6時間労働で午後3時に定時退社

アパレルのインターネット販売で業績を伸ばしている「ゾゾタウン」の運営会社が、従業員の労働時間を大幅に短縮する改革を行ったとのことです。

以下参照
6時間労働で午後3時に定時退社。そんな会社は、果たしてうまくいくのか?


朝9時に始業。昼休憩なしで6時間いっきに働き、何と午後3時に終業という画期的な労働時間制度です。まだ夕方にもなっていない15時に退社できるとは、特に多趣味な従業員にとっては魅力あふれる制度ではないでしょうか。長時間労働と過労死がますます問題化している昨今、時代の流れを変える素晴らしい取り組みだと思います。


当該企業では所定労働時間を現行の7時間半から6時間に減らすにあたって、業務を効率化すべく様々な取組を行っているようですが、労働法の観点から注意すべき点はいくつかあると思います。


本文では触れられていませんが、労働時間が短縮される場合にまず考えるのは、賃金の時間単価が変わるのかどうかという点です。

時間単価が変わらないまま所定労働時間が短縮されれば月例給与が当然下がりますから、労働条件の不利益変更にあたります。業績の悪化している企業のパートタイマーなどがよくシフトの日数や時間数を強制的に減らされるのを想像できると思います。

しかし、今回の施策は企業イメージのアップ、優秀な人材の確保、従業員のモチベーション向上などが目的と考えられますから、おそらく労働者の不利益となるようなことはせず、月給者に関していえば基準内賃金を変更せずに所定労働時間を短縮する、つまり結果的に時間単価が上がるものと考えられます。

他方、時給者がいる場合には、時給を1.25倍に変更しなければ、これまでの月例給与水準が確保されないことになってしまいます。

さて、本文では

何より大きいのは社員のモチベーションではないかと思います。6時間労働で午後3時に仕事が終われば、夕方の時間を有効に使えます。このメリットを失いたくないと思えば、業績を悪くしないように必死に働くはずです。

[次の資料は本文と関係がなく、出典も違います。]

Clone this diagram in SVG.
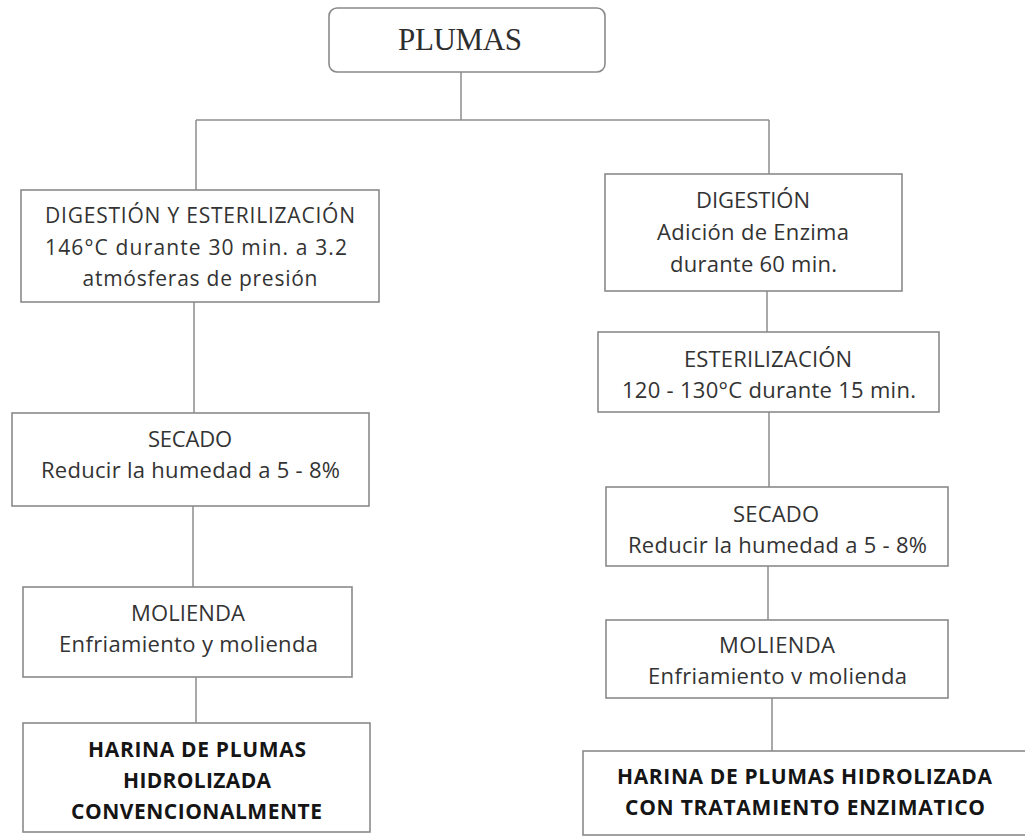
<svg xmlns="http://www.w3.org/2000/svg" width="1025" height="837" viewBox="0 0 1025 837">
<style>
.box{fill:#fff;stroke:#8a8a8a;stroke-width:1.6}
.ln{stroke:#8c8c8c;stroke-width:1.5;fill:none}
.t{font-family:"Open Sans","Liberation Sans",sans-serif;font-size:22px;fill:#333;text-anchor:middle}
.t.s{font-size:21px}
.b{font-family:"Open Sans","Liberation Sans",sans-serif;font-size:21px;font-weight:bold;fill:#151515;text-anchor:middle}
.serif{font-family:"Liberation Serif","Times New Roman",serif;font-size:31px;fill:#2e2e2e;text-anchor:middle}
</style>
<rect width="1025" height="837" fill="#fff"/>
<g id="connectors">
<line class="ln" x1="461" y1="72" x2="461" y2="120"/>
<line class="ln" x1="196" y1="120" x2="769" y2="120"/>
<line class="ln" x1="196" y1="120" x2="196" y2="190"/>
<line class="ln" x1="769" y1="120" x2="769" y2="174"/>
<line class="ln" x1="194" y1="302" x2="194" y2="413"/>
<line class="ln" x1="193" y1="506" x2="193" y2="587"/>
<line class="ln" x1="196" y1="677" x2="196" y2="723"/>
<line class="ln" x1="767" y1="291" x2="767" y2="332"/>
<line class="ln" x1="769" y1="412" x2="769" y2="487"/>
<line class="ln" x1="768" y1="566" x2="768" y2="620"/>
<line class="ln" x1="772" y1="698" x2="772" y2="751"/>
</g>
<g id="plumas">
<rect class="box" x="329" y="8" width="276" height="64" rx="8"/>
<text class="serif" x="460" y="50" textLength="124">PLUMAS</text>
</g>
<g id="digestion-esterilizacion">
<rect class="box" x="21" y="190" width="358" height="112"/>
<text class="t s" x="200" y="223" textLength="310">DIGESTIÓN Y ESTERILIZACIÓN</text>
<text class="t s" x="196" y="255" textLength="302">146°C durante 30 min. a 3.2</text>
<text class="t s" x="200" y="286" textLength="235">atmósferas de presión</text>
</g>
<g id="secado-left">
<rect class="box" x="12" y="413" width="357" height="93"/>
<text class="t" x="190" y="447" textLength="84">SECADO</text>
<text class="t" x="190.5" y="478" textLength="299">Reducir la humedad a 5 - 8%</text>
</g>
<g id="molienda-left">
<rect class="box" x="23" y="587" width="329" height="90"/>
<text class="t" x="188" y="621" textLength="114">MOLIENDA</text>
<text class="t" x="188.5" y="652" textLength="259">Enfriamiento y molienda</text>
</g>
<g id="harina-convencional">
<rect class="box" x="23" y="723" width="347" height="109"/>
<text class="b" x="197" y="757" textLength="218">HARINA DE PLUMAS</text>
<text class="b" x="197" y="788" textLength="148">HIDROLIZADA</text>
<text class="b" x="196.5" y="819" textLength="251">CONVENCIONALMENTE</text>
</g>
<g id="digestion">
<rect class="box" x="605" y="174" width="297" height="117"/>
<text class="t" x="753" y="208" textLength="114">DIGESTIÓN</text>
<text class="t" x="753" y="240" textLength="192">Adición de Enzima</text>
<text class="t" x="753.5" y="272" textLength="167">durante 60 min.</text>
</g>
<g id="esterilizacion">
<rect class="box" x="598" y="332" width="341" height="80"/>
<text class="t" x="768" y="367" textLength="168">ESTERILIZACIÓN</text>
<text class="t" x="769" y="398" textLength="294">120 - 130°C durante 15 min.</text>
</g>
<g id="secado-right">
<rect class="box" x="606" y="487" width="342" height="79"/>
<text class="t" x="776" y="522" textLength="86">SECADO</text>
<text class="t" x="777.5" y="553" textLength="299">Reducir la humedad a 5 - 8%</text>
</g>
<g id="molienda-right">
<rect class="box" x="606" y="620" width="342" height="78"/>
<text class="t" x="777" y="653" textLength="116">MOLIENDA</text>
<text class="t" x="777.5" y="684" textLength="259">Enfriamiento v molienda</text>
</g>
<g id="harina-enzimatica">
<rect class="box" x="583" y="751" width="450" height="84"/>
<text class="b" x="804.5" y="784" textLength="375">HARINA DE PLUMAS HIDROLIZADA</text>
<text class="b" x="805" y="815" textLength="360">CON TRATAMIENTO ENZIMATICO</text>
</g>
</svg>
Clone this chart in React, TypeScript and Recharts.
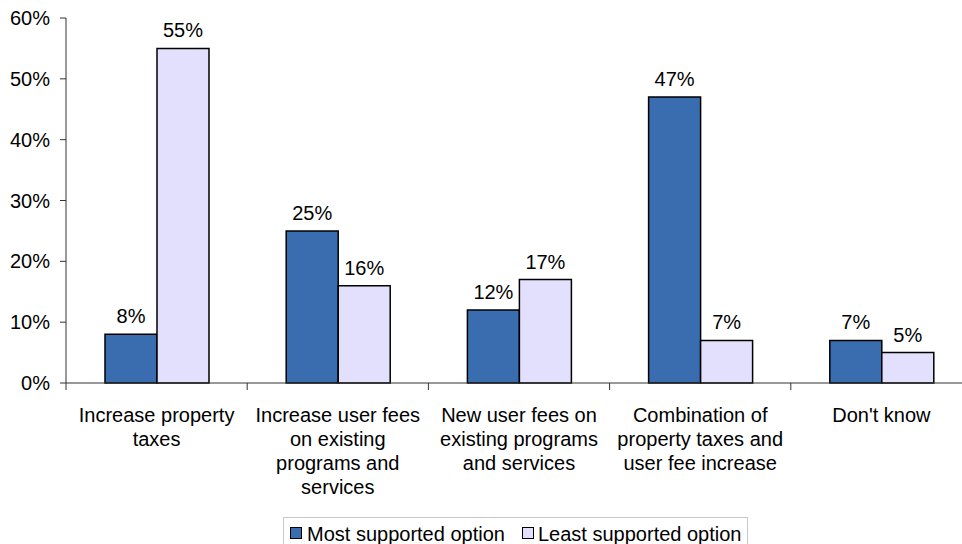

とありますが、これはなかなか難しい問題です。というのも、今回の施策のように労働条件を労働者の有利になるように引き上げる際には法的に何の制限もありませんが、例えば労働時間の減少によって生産性が下がり業績が悪化したからといって、労働時間を以前のように戻すことはそう簡単には許されません。いったん所定労働時間を6時間とした労働契約の内容を、会社の一方的な意思で7時間半に戻すことは不利益変更にあたりますので、厳しい要件の充足が求められます。仮に従業員が早く退社できるというメリットに固執せず、会社の思うように必死で働かなかったとしても、それを理由に与えたメリットを取り上げることは容易ではないのです。

つまりこの施策は、会社としては後には退けない、非常に勇気のいる画期的な制度改革なのです。



また、所定労働時間を6時間に短縮すれば、6時間を超えた労働は時間外労働(法定内残業)になります。業務の効率化がうまくいかず、結局夕方の5〜6時まで従業員が会社に残っていれば、その分の残業代がまるまる人件費増になります。

このリスクを担保するため、制度導入時にあわせて、法定内残業について賃金規定に別途賃金額を定めておくか、あるいは定額残業代を設定するべきであると思います。



ちなみに労働基準法では、労働時間が6時間以下の場合には休憩を与えなくてもよいとされているので、今回のような制度が可能ですが、15時以降残って残業をさせる場合には30分の休憩をとらせ、トータルの労働時間が8時間を超える残業の場合にはさらに15分の休憩をとらせなければならないことに注意が必要です。